Rodney Harrison makes emotional plea for Peyton Manning to put health first
Yesterday Peyton Manning was cleared to return to football. I still don’t understand what, exactly, that means [Update: Jim Irsay has said that the team is releasing a statement today as Manning as NOT been cleared by the team to play]. I also don’t know why he’d even consider playing after three neck surgeries involving bones being fused and scary things of that nature. Apparently Rodney Harrison doesn’t either. Harrison, along with other NBCers were on a panel for the debut of Bob Costas’s new show “Costas Tonight” and Harrison took a moment to address player safety and injuries. Harrison was clearly emotional and having some trouble expressing his himself coherently–maybe he didn’t want to go too far in criticizing the sport. But he started a sentence by saying if he’d known NOW what he knew back then when he was trying to establish his reputation as a hitter he… but then he didn’t complete the thought.
During his speaking turn, Harrison also mentioned his own chronic discomfort, headaches, and short term memory loss saying that his wife is constantly checking on him. He finished by addressing Manning’s situation. He didn’t come right out and say that Manning shouldn’t return but he did say that Manning should walk away before he ends up in a wheel chair. It’s worth watching if only because you don’t see Harrison’s sensitive side very often. I’m sure many of us remember hating Harrison as a player and thinking of him as dirty years ago when he was knocking folks down for the Patriots.

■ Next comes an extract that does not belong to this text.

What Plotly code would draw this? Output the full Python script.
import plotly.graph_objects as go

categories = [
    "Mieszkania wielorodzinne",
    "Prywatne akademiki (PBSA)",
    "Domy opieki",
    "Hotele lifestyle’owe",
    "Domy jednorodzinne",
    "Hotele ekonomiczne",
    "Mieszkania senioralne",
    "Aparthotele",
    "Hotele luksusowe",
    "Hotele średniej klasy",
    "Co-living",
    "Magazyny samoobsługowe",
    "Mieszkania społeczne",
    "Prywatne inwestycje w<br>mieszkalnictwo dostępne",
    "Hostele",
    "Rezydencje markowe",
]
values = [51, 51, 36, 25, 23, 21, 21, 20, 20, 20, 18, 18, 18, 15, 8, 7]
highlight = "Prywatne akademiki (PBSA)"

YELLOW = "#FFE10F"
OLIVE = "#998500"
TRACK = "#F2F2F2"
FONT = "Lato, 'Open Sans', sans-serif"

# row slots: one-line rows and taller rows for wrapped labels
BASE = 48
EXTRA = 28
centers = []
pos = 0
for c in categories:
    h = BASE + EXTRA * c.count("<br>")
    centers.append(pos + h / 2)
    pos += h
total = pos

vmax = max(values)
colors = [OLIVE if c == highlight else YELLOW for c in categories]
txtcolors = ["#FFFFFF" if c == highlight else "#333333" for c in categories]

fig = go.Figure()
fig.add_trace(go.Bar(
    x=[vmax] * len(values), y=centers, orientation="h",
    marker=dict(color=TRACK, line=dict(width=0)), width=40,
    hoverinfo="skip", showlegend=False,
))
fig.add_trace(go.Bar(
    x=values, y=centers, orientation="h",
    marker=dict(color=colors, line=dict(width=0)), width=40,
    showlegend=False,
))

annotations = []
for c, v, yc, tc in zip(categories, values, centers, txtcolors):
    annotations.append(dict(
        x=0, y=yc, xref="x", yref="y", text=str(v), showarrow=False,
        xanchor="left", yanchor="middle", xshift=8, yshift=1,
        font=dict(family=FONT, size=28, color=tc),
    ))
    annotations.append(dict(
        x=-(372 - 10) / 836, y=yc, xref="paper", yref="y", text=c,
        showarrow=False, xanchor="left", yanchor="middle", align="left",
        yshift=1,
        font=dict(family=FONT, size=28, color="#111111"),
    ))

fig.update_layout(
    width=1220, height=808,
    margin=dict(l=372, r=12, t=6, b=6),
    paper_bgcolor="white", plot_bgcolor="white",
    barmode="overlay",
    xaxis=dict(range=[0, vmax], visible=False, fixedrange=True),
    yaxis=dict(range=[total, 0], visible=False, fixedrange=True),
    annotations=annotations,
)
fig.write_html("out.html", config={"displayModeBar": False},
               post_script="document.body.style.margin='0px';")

Odd moment with Cris Collinsworth, though. I didn’t see the show live so I don’t know if this was the result of choppy editing or not. But after Harrison is done talking, Collinswoth goes on a somewhat defensive tangent about how his sons play football and how it turns boys into men. It seemed off color since Harrison just explained how football also turns boys into men with chronic pain. I also thought it was tone deaf for a former wide receiver to make that point given that it’s a “safer” position. This is not to say that WRs don’t banged up too…when Chris Henry died his autopsy showed early signs of serious brain damage. But I have to acknowledge that being a hard hitting safety is a little different from playing wide receiver. Again, it could have been the editing. If you saw it live, let me know.